The only time I had every heard of Smith Island was when referring to the famous 9 layer cake, unbeknownst to me, the Maryland state dessert. We drove to Chrisfield and quickly boarded the ferry which would take us 45 minutes into the town of Ewell, one of the three towns left in Smith Island. I was excited to see what the island was going to be like. We had learned a lot about the island from Kate Livie, an educator at the Chesapeake Bay Maritime Museum and I was looking forward to seeing it myself.
This morning we watched a short documentary titled “Earth Under Water” about the imminent sea level rise and in the movie they discussed the impacts that sea level rise would have not over the next millennia but over the next centuries. At the end of the 45 minute documentary our Chesapeake semester group all had a similar feeling, hopelessness. How could humans fight a force like this?
Sea level rise is happening it’s not a myth, we know that it is occurring and there isn’t much that we can do to prevent it at this point. It’s a natural occurrence. Roughly 60 million years ago all of the polar ice was melted, today scientists say that if all of the worlds polar ice melts sea level will rise 230 ft enough to wipe out most of the land we have built our civilizations on. So what do we do about it?
One of the most influenced communities as results of sea level rise would be inhabited islands like Smith. Smith Island contrary to popular belief was not named after John Smith but rather Henry Smith, a wealthy landowner of the time. Smith island today has dwindled from a habitable 8,000 acre island to 900 acres of livable land. The population of smith island today is roughly 200 and is slowly dwindling as kids grow and adults begin to move to the mainland. There was once dozens of communities within the islands and as sea levels have risen and erosion has eaten away at the islands shores.
Things on Smith island are very much the same I presume as they were fifty or even a hundred years ago. We arrived and began to see a mixture of well maintained and abandoned buildings. In the center of Ewell is the Methodist church, an essential element of the community.

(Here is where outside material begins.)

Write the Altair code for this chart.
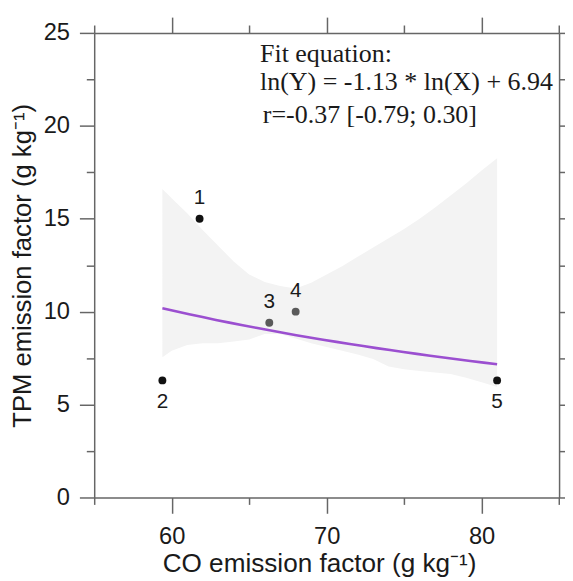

Due to the small population size everyone knows every and anything you could want to know about them. We were told if someone was getting married they never sent out wedding invitations because they just assumed everyone would know, and of course all 200 were invited. This small town was immediately welcoming, they are used to the tourist groups in the summer months but had a way to make you feel especially at home.
The location on the water is clearly a driving factor in the economic stability of the island. Operations like the smith island crab co-op help provide jobs and supply outsiders with products from the island. If you need something like sugar you won’t be going down the street to get it and if you do you hope the grocer just got a shipment in. You cannot go out to walmart whenever you need something and you have to learn to lean on your neighbors and community to an extent to help each other day by day.
Smith Island is a close knit community of 200 of the most down to earth people you may ever meet. Their accents are unique and seem almost to be southern with a hint of an English influence. It’s unique to the area and they are proud of who they are. Smith Islanders as they call themselves are people who have lived their for all of or the majority of their lives. This morning a elderly man “Al” Sr. suffered a stroke, the EMT on the island o also runs the museum quickly sprung into action leaving the responsibilities of the museum and visitor center into the hands of Pastor Rick. People wear many hats on the island. Pastor Rick not only leads the Methodist church, but also serves on the board of directors and is a certified EMT. People will do anything for each other in Smith Island. The crime rate is nearly zero; no one ever locks their house and golf carts and cars are often outside left with the keys in the ignition.
Smith Islanders know that if something were to happen they have a community to fall back to for support. When on smith island as an observer you wonder how more people don’t live here? The space and land permits are limited and unless you inherit a property you cannot move and develop on the island. I want to live on Smith Island. It is a town focused on relationships, relations within the community, relations with the land as it erodes, relations with the water the source of their sustenance, and the relationship with God.
My glimpse of Smith Island today showed me how I think life should be, if communities around world were like Smith Island, we would be so much better off. One of the moral values we discussed were ideals. “Ideals are things that we aspire to be, or have, “notions of excellence”, goals or aspirations that bring greater individual and community happiness and harmony”. I had an overwhelming sense of this community happiness and harmony when in Smith Island.
If we handled environmental issues the way that smith islanders handle
problems we would be in a much different situation. They understand that their island is shrinking and that in a few years it might not be safe to live on the island. For now they believe that there is no reason they should abandon their heaven on the bay until they are in pursuit of the Heaven they all believe awaits them.